MATERIALS PROVIDED.
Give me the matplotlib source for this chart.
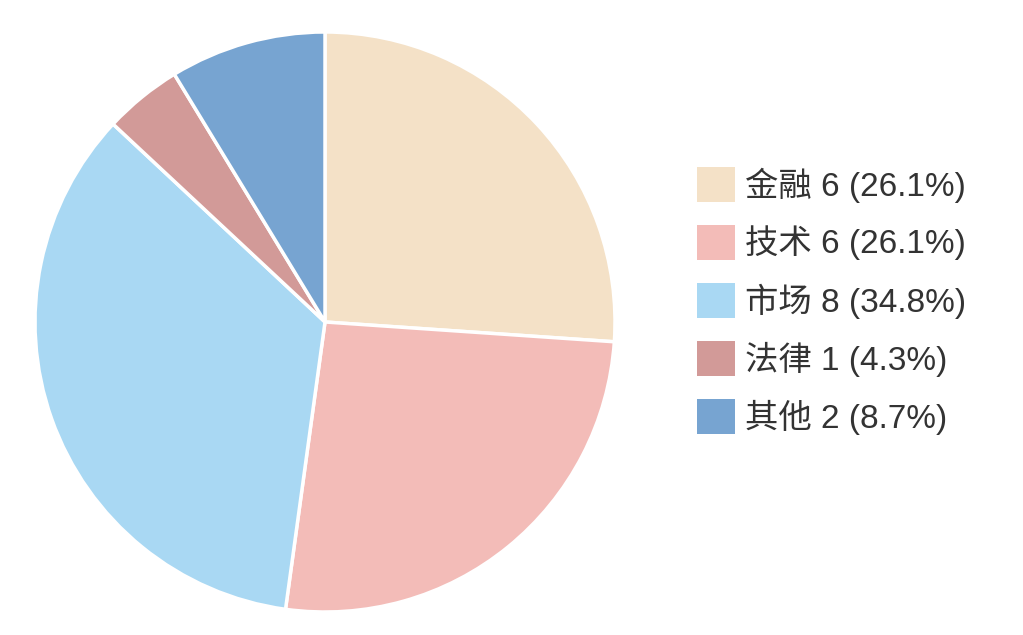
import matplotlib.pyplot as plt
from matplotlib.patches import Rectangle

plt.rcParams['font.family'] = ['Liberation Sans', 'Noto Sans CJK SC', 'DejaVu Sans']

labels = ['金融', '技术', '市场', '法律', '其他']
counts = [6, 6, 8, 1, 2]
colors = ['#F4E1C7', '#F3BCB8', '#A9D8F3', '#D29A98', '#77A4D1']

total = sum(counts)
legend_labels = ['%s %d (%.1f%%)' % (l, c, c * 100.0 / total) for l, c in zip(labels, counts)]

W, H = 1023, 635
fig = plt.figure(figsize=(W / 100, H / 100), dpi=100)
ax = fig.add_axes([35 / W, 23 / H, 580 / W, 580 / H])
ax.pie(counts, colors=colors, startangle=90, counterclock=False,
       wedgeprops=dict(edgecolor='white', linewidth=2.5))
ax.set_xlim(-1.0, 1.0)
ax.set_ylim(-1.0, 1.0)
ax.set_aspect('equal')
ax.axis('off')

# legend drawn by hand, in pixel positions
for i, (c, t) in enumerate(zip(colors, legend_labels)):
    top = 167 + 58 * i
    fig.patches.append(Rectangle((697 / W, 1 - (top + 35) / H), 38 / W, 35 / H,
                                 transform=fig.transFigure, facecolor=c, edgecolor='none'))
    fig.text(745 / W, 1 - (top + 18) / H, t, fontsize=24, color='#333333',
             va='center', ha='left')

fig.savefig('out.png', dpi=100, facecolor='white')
--
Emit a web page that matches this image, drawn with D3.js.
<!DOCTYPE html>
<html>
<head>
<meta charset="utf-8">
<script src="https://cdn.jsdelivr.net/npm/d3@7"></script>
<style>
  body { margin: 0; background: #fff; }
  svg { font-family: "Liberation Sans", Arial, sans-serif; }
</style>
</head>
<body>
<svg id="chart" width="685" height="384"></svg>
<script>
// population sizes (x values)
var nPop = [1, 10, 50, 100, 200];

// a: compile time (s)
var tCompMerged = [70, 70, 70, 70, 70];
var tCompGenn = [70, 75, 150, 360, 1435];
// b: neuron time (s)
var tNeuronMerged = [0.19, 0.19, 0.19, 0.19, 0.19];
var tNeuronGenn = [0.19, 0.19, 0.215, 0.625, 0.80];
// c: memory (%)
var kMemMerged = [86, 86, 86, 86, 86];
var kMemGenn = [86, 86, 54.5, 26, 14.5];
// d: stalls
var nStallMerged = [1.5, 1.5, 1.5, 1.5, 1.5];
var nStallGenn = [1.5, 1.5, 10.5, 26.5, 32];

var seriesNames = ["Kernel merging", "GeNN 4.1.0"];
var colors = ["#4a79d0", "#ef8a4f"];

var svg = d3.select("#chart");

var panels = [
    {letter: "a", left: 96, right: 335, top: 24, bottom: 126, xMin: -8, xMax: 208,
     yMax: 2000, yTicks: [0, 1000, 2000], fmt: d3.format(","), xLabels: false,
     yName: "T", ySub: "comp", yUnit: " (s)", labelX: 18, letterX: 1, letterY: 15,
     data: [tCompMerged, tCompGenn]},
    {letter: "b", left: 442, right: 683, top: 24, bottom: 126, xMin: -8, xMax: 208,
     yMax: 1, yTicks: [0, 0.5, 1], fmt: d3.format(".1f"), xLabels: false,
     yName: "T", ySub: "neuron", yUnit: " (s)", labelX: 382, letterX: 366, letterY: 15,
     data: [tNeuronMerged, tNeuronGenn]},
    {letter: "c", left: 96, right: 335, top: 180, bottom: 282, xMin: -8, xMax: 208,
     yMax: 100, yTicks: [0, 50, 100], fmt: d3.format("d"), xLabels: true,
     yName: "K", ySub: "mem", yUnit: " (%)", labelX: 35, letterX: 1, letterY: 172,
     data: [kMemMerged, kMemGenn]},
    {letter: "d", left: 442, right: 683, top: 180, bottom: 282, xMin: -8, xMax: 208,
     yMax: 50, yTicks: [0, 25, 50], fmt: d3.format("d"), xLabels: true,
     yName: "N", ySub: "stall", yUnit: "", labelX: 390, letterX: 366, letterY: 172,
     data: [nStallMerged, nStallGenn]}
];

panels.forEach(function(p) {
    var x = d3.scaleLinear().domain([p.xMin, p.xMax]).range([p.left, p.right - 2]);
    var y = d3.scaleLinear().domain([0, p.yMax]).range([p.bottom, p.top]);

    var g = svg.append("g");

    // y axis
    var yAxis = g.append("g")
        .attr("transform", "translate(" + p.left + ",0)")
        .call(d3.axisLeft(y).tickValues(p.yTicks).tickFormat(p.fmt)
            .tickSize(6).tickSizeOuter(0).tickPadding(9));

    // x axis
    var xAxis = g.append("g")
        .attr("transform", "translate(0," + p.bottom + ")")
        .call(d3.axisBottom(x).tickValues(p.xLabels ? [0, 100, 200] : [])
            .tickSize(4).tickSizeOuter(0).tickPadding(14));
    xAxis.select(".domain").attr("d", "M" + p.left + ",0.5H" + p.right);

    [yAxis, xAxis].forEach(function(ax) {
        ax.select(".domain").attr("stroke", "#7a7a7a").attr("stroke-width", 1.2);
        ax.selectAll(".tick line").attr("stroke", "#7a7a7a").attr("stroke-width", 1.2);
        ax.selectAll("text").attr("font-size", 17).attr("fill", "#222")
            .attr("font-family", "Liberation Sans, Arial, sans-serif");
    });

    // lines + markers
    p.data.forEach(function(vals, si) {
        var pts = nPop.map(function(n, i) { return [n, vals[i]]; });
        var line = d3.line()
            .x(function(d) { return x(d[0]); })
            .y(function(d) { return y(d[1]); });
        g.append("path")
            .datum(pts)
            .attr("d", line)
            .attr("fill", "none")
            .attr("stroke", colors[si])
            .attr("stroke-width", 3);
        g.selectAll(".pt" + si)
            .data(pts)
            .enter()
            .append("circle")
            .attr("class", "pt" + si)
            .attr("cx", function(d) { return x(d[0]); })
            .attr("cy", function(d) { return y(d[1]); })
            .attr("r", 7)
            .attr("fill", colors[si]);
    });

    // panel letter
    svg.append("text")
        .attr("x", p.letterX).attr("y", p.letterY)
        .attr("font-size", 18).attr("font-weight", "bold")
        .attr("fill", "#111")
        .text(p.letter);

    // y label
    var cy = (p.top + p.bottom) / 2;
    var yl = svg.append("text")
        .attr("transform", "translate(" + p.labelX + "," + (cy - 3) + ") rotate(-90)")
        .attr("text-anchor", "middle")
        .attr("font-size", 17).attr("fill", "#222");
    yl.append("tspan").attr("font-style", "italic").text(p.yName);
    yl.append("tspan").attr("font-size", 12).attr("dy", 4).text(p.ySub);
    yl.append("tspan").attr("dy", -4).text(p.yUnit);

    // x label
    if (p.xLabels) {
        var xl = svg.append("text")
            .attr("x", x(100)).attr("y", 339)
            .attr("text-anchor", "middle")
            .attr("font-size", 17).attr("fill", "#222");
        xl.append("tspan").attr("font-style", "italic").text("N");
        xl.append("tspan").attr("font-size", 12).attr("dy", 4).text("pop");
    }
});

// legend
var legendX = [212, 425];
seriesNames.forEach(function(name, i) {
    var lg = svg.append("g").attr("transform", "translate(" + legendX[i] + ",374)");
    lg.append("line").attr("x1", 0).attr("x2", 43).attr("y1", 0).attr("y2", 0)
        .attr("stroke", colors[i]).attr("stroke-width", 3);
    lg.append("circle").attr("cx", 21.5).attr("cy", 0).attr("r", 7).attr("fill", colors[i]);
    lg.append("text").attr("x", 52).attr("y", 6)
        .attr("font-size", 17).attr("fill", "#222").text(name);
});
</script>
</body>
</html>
---
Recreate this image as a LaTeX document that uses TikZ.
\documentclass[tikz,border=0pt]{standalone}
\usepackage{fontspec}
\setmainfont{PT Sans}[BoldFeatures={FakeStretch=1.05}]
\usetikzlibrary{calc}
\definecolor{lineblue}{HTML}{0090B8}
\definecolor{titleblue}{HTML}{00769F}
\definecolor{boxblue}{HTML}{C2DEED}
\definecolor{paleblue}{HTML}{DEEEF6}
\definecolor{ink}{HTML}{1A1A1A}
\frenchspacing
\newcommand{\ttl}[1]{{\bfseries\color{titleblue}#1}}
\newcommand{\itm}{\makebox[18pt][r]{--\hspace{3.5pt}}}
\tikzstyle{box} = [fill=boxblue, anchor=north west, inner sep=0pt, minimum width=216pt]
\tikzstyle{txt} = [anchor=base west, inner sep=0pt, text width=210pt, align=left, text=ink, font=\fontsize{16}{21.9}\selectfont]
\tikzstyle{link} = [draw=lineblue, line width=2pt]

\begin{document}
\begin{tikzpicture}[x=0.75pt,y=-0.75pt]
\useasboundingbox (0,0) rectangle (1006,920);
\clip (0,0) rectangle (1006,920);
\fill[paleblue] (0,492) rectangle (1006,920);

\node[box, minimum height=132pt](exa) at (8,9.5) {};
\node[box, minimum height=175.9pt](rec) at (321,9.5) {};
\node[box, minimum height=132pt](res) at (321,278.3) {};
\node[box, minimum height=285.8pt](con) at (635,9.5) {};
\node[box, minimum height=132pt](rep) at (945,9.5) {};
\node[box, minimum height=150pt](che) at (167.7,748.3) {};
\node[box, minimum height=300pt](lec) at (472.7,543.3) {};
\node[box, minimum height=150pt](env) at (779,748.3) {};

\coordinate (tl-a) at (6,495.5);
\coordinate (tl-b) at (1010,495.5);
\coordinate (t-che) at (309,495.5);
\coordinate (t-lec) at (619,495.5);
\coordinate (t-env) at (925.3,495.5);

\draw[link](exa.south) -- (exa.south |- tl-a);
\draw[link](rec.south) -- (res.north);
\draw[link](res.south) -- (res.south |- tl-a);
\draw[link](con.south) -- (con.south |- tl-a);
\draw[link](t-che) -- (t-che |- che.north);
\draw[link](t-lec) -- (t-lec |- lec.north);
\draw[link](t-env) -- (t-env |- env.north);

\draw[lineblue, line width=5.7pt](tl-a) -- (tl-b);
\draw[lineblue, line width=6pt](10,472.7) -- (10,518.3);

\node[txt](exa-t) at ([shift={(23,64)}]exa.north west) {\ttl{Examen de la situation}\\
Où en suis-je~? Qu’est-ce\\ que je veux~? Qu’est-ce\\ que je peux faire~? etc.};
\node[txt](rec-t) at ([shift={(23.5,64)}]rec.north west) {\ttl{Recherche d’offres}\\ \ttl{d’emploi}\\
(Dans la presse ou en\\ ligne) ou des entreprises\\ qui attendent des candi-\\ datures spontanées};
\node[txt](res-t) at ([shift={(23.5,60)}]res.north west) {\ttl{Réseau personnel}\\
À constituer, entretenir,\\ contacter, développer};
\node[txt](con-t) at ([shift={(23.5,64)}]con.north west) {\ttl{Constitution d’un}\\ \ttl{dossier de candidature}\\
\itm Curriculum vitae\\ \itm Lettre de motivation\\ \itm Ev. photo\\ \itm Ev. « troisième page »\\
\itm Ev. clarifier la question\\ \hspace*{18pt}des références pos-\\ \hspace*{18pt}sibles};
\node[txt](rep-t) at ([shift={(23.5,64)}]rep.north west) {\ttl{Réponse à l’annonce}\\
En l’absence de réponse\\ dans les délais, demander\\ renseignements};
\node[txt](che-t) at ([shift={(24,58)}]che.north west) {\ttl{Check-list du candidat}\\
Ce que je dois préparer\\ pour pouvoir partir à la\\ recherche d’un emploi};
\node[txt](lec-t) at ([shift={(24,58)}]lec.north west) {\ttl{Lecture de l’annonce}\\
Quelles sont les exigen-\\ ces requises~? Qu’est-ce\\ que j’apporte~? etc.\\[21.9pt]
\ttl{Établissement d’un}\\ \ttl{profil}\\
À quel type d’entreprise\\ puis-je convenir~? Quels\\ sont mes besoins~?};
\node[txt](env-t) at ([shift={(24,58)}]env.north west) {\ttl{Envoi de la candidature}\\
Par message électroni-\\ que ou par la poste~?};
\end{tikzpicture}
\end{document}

PROBLEM REQUIREMENTS. Return exactly the lines from the one with "Give me the matplotlib source for this chart." to the one with "fig.savefig('out.png', dpi=100, facecolor='white')", inclusive, and nothing else; skip the pictures.

TASK RESPONSE.
Give me the matplotlib source for this chart.
import matplotlib.pyplot as plt
from matplotlib.patches import Rectangle

plt.rcParams['font.family'] = ['Liberation Sans', 'Noto Sans CJK SC', 'DejaVu Sans']

labels = ['金融', '技术', '市场', '法律', '其他']
counts = [6, 6, 8, 1, 2]
colors = ['#F4E1C7', '#F3BCB8', '#A9D8F3', '#D29A98', '#77A4D1']

total = sum(counts)
legend_labels = ['%s %d (%.1f%%)' % (l, c, c * 100.0 / total) for l, c in zip(labels, counts)]

W, H = 1023, 635
fig = plt.figure(figsize=(W / 100, H / 100), dpi=100)
ax = fig.add_axes([35 / W, 23 / H, 580 / W, 580 / H])
ax.pie(counts, colors=colors, startangle=90, counterclock=False,
       wedgeprops=dict(edgecolor='white', linewidth=2.5))
ax.set_xlim(-1.0, 1.0)
ax.set_ylim(-1.0, 1.0)
ax.set_aspect('equal')
ax.axis('off')

# legend drawn by hand, in pixel positions
for i, (c, t) in enumerate(zip(colors, legend_labels)):
    top = 167 + 58 * i
    fig.patches.append(Rectangle((697 / W, 1 - (top + 35) / H), 38 / W, 35 / H,
                                 transform=fig.transFigure, facecolor=c, edgecolor='none'))
    fig.text(745 / W, 1 - (top + 18) / H, t, fontsize=24, color='#333333',
             va='center', ha='left')

fig.savefig('out.png', dpi=100, facecolor='white')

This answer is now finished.